There’s an upper reservoir, a lower reservoir and a penstock, which is a pipe that joins the two. At the bottom of the pipe between the penstock and the lower reservoir is where the pump turbine equipment is positioned. When you have surplus energy during the day, the water is pumped from the lower reservoir to the upper reservoir, and then when there is a need for electricity, it is discharged from the upper reservoir to the lower reservoir, spinning the pump turbine, which then creates the electricity needed on demand. The configurations that are becoming popular are what are called hybrid power plants, with solar on top. South Africa is a water-scarce country and the point about specifically underground pumped hydro is that water is in a closed loop, with the same water being used repeatedly, so these projects are very suitable for a water-scarce country and there are designs in Australia, designs in Japan, where they use desalinated water and there’s also the opportunity to use mining-impacted water.
What about the use of disused mines for power storage, as well as to avoid mine water rising and flooding surface areas?

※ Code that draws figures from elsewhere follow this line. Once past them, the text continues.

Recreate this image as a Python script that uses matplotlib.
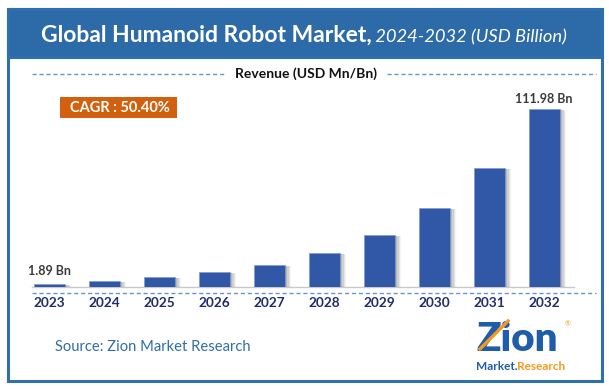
import matplotlib
matplotlib.use("Agg")
import matplotlib.pyplot as plt
from matplotlib.patches import Rectangle

# ---- data ----
years = ["2023", "2024", "2025", "2026", "2027", "2028", "2029", "2030", "2031", "2032"]
revenue = [1.89, 4.0, 6.7, 9.8, 14.2, 21.8, 33.1, 49.7, 74.9, 111.98]
label_first = "1.89 Bn"
label_last = "111.98 Bn"
title_bold = "Global Humanoid Robot Market,"
title_ital = " 2024-2032 (USD Billion)"
subtitle = "Revenue (USD Mn/Bn)"
cagr_text = "CAGR : 50.40%"
source_text = "Source: Zion Market Research"

W, H = 609, 389
FONT = "Lato"
fig = plt.figure(figsize=(W / 100, H / 100), dpi=100)
fig.patch.set_facecolor("white")

bg = fig.add_axes([0, 0, 1, 1])
bg.set_xlim(0, W)
bg.set_ylim(H, 0)
bg.axis("off")
r = fig.canvas.get_renderer()

border_c = "#2E6FAD"
header_c = "#2C6BA8"
# outer frame and header
bg.add_patch(Rectangle((7.5, 8.5), 594, 372, fill=False, edgecolor=border_c, lw=2.2, zorder=2))
bg.add_patch(Rectangle((7.5, 8.5), 594, 48.5, facecolor=header_c, edgecolor=border_c, lw=2.2, zorder=2))

# title (bold + italic parts, centered together)
t1 = bg.text(0, 42, title_bold, color="white", fontsize=16.5, fontweight="bold",
             family=FONT, ha="left", va="baseline", zorder=3)
t2 = bg.text(0, 42, title_ital, color="white", fontsize=13.2, fontstyle="italic",
             family=FONT, ha="left", va="baseline", zorder=3)
w1 = t1.get_window_extent(r).width
w2 = t2.get_window_extent(r).width
x0 = 304 - (w1 + w2) / 2
t1.set_x(x0)
t2.set_x(x0 + w1)

# subtitle with dashed lines
bg.plot([32, 225], [74, 74], color="#6F93CC", lw=1.0, ls=(0, (3, 2)), zorder=2)
bg.plot([387, 596], [74, 74], color="#6F93CC", lw=1.0, ls=(0, (3, 2)), zorder=2)
bg.text(306, 74, subtitle, color="#111111", fontsize=10, fontweight="bold",
        family=FONT, ha="center", va="center", zorder=3)

# CAGR box
bg.add_patch(Rectangle((60, 97), 117, 20.5, facecolor="#D2600E", edgecolor="none", zorder=2))
bg.text(120, 107.5, cagr_text, color="white", fontsize=10.5, fontweight="bold",
        family=FONT, ha="center", va="center", zorder=3)

# baseline and dashed line under bars
bg.plot([32, 574], [287.3, 287.3], color="#C9C9C9", lw=1.0, zorder=2)
bg.plot([32, 596], [292.5, 292.5], color="#6F93CC", lw=1.0, ls=(0, (3, 2)), zorder=2)

# source
bg.text(55, 347, source_text, color="#2E6DA8", fontsize=10.6, family=FONT,
        ha="left", va="center", zorder=3)

# logo (approximation)
bg.text(476, 351, "Zion", color="#1F5DAA", fontsize=29, fontweight="heavy",
        family=FONT, ha="left", va="baseline", zorder=3)
bg.plot([480, 508], [349, 321], color="#F39A1E", lw=2.4, zorder=4)
m1 = bg.text(476, 370, "Market.", color="#1F5DAA", fontsize=8.5, fontweight="bold",
             family=FONT, ha="left", va="baseline", zorder=3)
wm = m1.get_window_extent(r).width
bg.text(476 + wm, 370, "Research", color="#F39A1E", fontsize=8.5, fontweight="bold",
        family=FONT, ha="left", va="baseline", zorder=3)
bg.text(568, 324, "®", color="#F39A1E", fontsize=5, family=FONT, ha="center", va="center", zorder=3)

# ---- bar axes ----
base_px = 287.3
px_per_unit = 178.3 / 111.98
ymax = 120
ax_h = ymax * px_per_unit
ax_left, ax_w = 21.5, 550
ax = fig.add_axes([ax_left / W, (H - base_px) / H, ax_w / W, ax_h / H])
ax.set_facecolor("none")
ax.set_xlim(-0.5, len(years) - 0.5)
ax.set_ylim(0, ymax)
xs = list(range(len(years)))
bw = 31 / 55

# soft shadow
for off, a in [(0.05, 0.18), (0.075, 0.14), (0.10, 0.10), (0.125, 0.06)]:
    ax.bar([x + off for x in xs], [v - 0.6 for v in revenue], width=bw,
           color="#555555", alpha=a, edgecolor="none", zorder=1)
ax.bar(xs, revenue, width=bw, color="#3158A6", edgecolor="#7E9BD0", linewidth=0.5, zorder=3)

ax.set_xticks(xs)
ax.set_xticklabels(years, fontsize=9.8, fontweight="bold", color="#1F2D6B", family=FONT)
ax.tick_params(axis="x", length=0, pad=7)
ax.set_yticks([])
for s in ax.spines.values():
    s.set_visible(False)

ax.text(0, revenue[0] + 8.5, label_first, ha="center", va="center", fontsize=9,
        fontweight="bold", color="#3A3A3A", family=FONT)
ax.text(len(years) - 1, revenue[-1] + 6.3, label_last, ha="center", va="center",
        fontsize=9, fontweight="bold", color="#3A3A3A", family=FONT)

fig.savefig("out.png", dpi=100, facecolor="white")
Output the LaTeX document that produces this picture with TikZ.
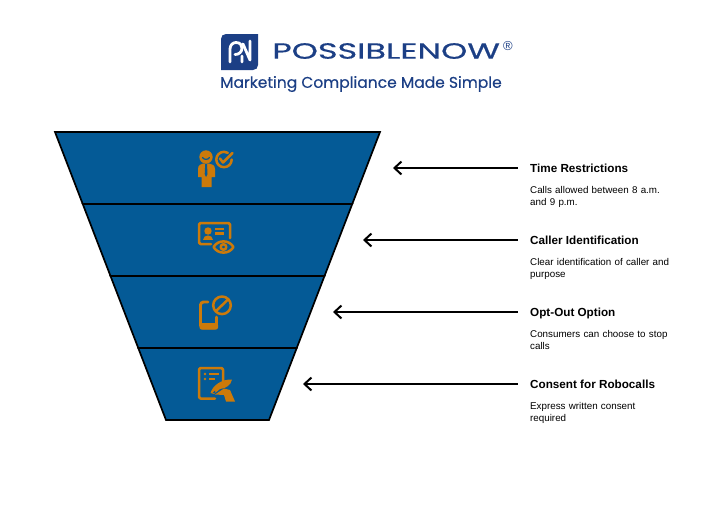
\documentclass[tikz,border=0pt]{standalone}
\usepackage{fontspec}
\setmainfont{Liberation Sans}
\newfontfamily\logofont[FakeBold=0.5]{Poppins}
\newfontfamily\tagfont[FakeBold=0.35]{Poppins}
\usetikzlibrary{arrows.meta}
\definecolor{fun}{HTML}{045A96}
\definecolor{ico}{HTML}{CC7A0A}
\definecolor{nav}{HTML}{1C3F85}
\tikzset{
 seg/.style={fill=fun,draw=black,line width=1.7pt,line join=miter},
 arr/.style={draw=black,line width=2pt,{Straight Barb[length=7pt,width=13pt,line width=2pt]}-},
 ttl/.style={anchor=west,inner sep=0pt,font=\fontsize{11.7}{13}\selectfont\bfseries,text height=10pt,text depth=2pt},
 dsc/.style={anchor=north west,inner sep=0pt,font=\fontsize{9.8}{12}\selectfont,align=left,text width=160pt},
 il/.style={draw=ico,line width=2.5pt,fill=none,line cap=round,line join=round},
 if/.style={fill=ico,draw=none},
 lg/.style={draw=white,line width=2.8pt,line cap=round,line join=round},
}
\begin{document}
\begin{tikzpicture}[x=1pt,y=-1pt]
\useasboundingbox (0,0) rectangle (720,528);
% logo
\path[fill=nav] (226,34) -- (258,34) -- (258,65) .. controls (258,68) and (256,70) .. (253,70) -- (221,70) -- (221,39) .. controls (221,36) and (223,34) .. (226,34) -- cycle;
\draw[lg] (230,62) -- (230,49) .. controls (230,45) and (233,42.5) .. (236,42.5) .. controls (240,42.5) and (242,45) .. (242,48) .. controls (242,52) and (239,54.5) .. (235,54.5);
\draw[lg] (242,62) -- (242,56) (243,44) -- (250,60) -- (250,41);
\node[inner sep=0pt,anchor=west,text=nav,xscale=1.52] (brand) at (272,51) {\logofont\fontsize{22}{22}\selectfont POSSIBLENOW};
\node[inner sep=0pt,text=nav] (reg) at (508,46.5) {\fontsize{13}{13}\selectfont ®};
\node[inner sep=0pt,anchor=west,text=nav] (tag) at (220,84) {\tagfont\fontsize{15.5}{15.5}\selectfont Marketing Compliance Made Simple};
% funnel
\path[seg] (55,132) -- (380,132) -- (352.25,204) -- (82.75,204) -- cycle;
\path[seg] (82.75,204) -- (352.25,204) -- (324.5,276) -- (110.5,276) -- cycle;
\path[seg] (110.5,276) -- (324.5,276) -- (296.75,348) -- (138.25,348) -- cycle;
\path[seg] (138.25,348) -- (296.75,348) -- (269,420) -- (166,420) -- cycle;
% labels
\node[ttl] (t1) at (530,168) {Time Restrictions};
\node[ttl] (t2) at (530,240) {Caller Identification};
\node[ttl] (t3) at (530,312) {Opt-Out Option};
\node[ttl] (t4) at (530,384) {Consent for Robocalls};
\node[dsc] (d1) at (530,186) {Calls allowed between 8 a.m.\\and 9 p.m.};
\node[dsc] (d2) at (530,258) {Clear identification of caller and\\purpose};
\node[dsc] (d3) at (530,330) {Consumers can choose to stop\\calls};
\node[dsc] (d4) at (530,402) {Express written consent\\required};
\coordinate (a1) at (393,168);
\coordinate (a2) at (363,240);
\coordinate (a3) at (333,312);
\coordinate (a4) at (303,384);
\draw[arr] (a1) -- ([xshift=-12pt]t1.west);
\draw[arr] (a2) -- ([xshift=-12pt]t2.west);
\draw[arr] (a3) -- ([xshift=-12pt]t3.west);
\draw[arr] (a4) -- ([xshift=-12pt]t4.west);
% icon 1
\fill[if] (206,157) circle (6.7);
\draw[il,draw=fun,line width=1.2pt] (202.5,157.5) .. controls (204,160) and (208,160) .. (209.5,157.5);
\fill[if] (198,177) -- (198,169) .. controls (198,165) and (201,164) .. (203,163.5) -- (209,163.5) .. controls (212,164) and (215,165) .. (215,169) -- (215,177) -- (211.5,177) -- (211.5,187) -- (201.5,187) -- (201.5,177) -- cycle;
\fill[fun] (205.2,164) -- (207,164) -- (207.5,174) -- (206,177) -- (204.7,174) -- cycle;
\draw[il] (224,159.5) ++(0:7.7) arc (0:300:7.7);
\draw[il] (220,158.5) -- (223,162.5) -- (232.5,153);
% icon 2
\draw[il,rounded corners=1.5pt] (211,244) -- (199,244) -- (199,223) -- (230,223) -- (230,238);
\fill[if] (208,231) circle (3.7);
\fill[if] (203,240) .. controls (203,233.5) and (213,233.5) .. (213,240) -- cycle;
\draw[il,line cap=butt] (215,229) -- (224,229) (215,233.5) -- (224,233.5);
\draw[il,fill=fun] (213.5,247) .. controls (218,239.5) and (229,239.5) .. (233.5,247) .. controls (229,254.5) and (218,254.5) .. (213.5,247) -- cycle;
\draw[il] (223.5,247) circle (2.8);
% icon 3
\draw[il,line width=2.9pt,rounded corners=3pt] (208,302) -- (200.5,302) -- (200.5,328) -- (216.5,328) -- (216.5,317);
\fill[if,rounded corners=2pt] (199.5,323) rectangle (218,329.5);
\draw[il,line width=2.5pt] (222,305.3) circle (8.8);
\draw[il,line width=2.5pt] (216,311) -- (228,299.5);
% icon 4
\draw[il,rounded corners=1.5pt] (215,398.5) -- (199,398.5) -- (199,368) -- (223,368) -- (223,381);
\fill[if] (205,374) circle (1.3) (205,379) circle (1.3);
\draw[il,line width=1.6pt,line cap=butt] (209,374) -- (219,374) (209,379) -- (215,379);
\fill[if] (210.5,393) .. controls (213,385) and (222,379) .. (232,379.5) .. controls (231,385) and (226,388.5) .. (220,389) -- (214,394) -- cycle;
\fill[if] (215,394.5) -- (224,388.5) -- (230,390) -- (235,401.5) -- (226,401.5) -- (224,395) -- cycle;
\fill[fun] (212.5,393) -- (215,390.5) -- (215.5,393) -- cycle;
\end{tikzpicture}
\end{document}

Part of the South African advantage is that we have so many disused mines and that many tunnels are immediately available for storage. Also, abandoned mines present flooding risk to communities. This is why keeping the mine open and repurposing it as a utility allows for clean potable water to continue to be produced on the mine. One thing about a very deep mine is that rainwater does pond in the mine and renewables don’t provide energy constantly. But the wind does blow and the sun does shine, so over a period of time, if storage is available, which is available in South African mines, the stored energy can be used directly and to keep the water clean.
How does battery storage compare with underground pumped hydroelectric energy storage?
What is not appreciated is that for the last 100 to 150 years, energy storage has been done internationally with pumped hydro. The problem of how to provide the electricity when it is needed, as opposed to when it is produced, has been solved by pumped hydro, which currently has a 95% market share. Battery energy storage is a key requirement for transitioning from a fossil-fuel-based electricity source to an electricity supply system that is primarily based on renewable energy storage. The key difference between pumped hydro versus battery energy storage is that pumped hydro is site specific. Pumped hydro can only be provided in places where there is a mountain for a conventional pumped hydro or a mineral ore reserve that allows you to put it on a mine. There will definitely be scope for both battery energy storage and pumped hydro to provide the least-cost electricity to all of the required users. But the principal difference between a chemical battery versus underground pumped hydro is that a chemical battery has a limited life span. The battery life span is better that those in cellphones, which is two to three years, compared with chemical batteries’ ten to 15 years, but a pumped hydro facility has between 50 and 100 years. Those maintaining pumped hydro facilities report that equipment installed 100 years ago is still operating. A further feature that is important from a South African energy industry perspective is that the bulk of the capital spend that goes into producing a pumped hydro facility goes into local expenditure, to the contractors that construct the upper and lower reservoirs, the power cabin, where the pumps are kept, and turbine equipment. If you repurpose a mine for pumped hydro, the money goes through to the mine owner, to the mining community supplying the labour to keep the mine operating as a hydro facility, and to the construction industry constructing the upper and lower reservoirs and the penstock.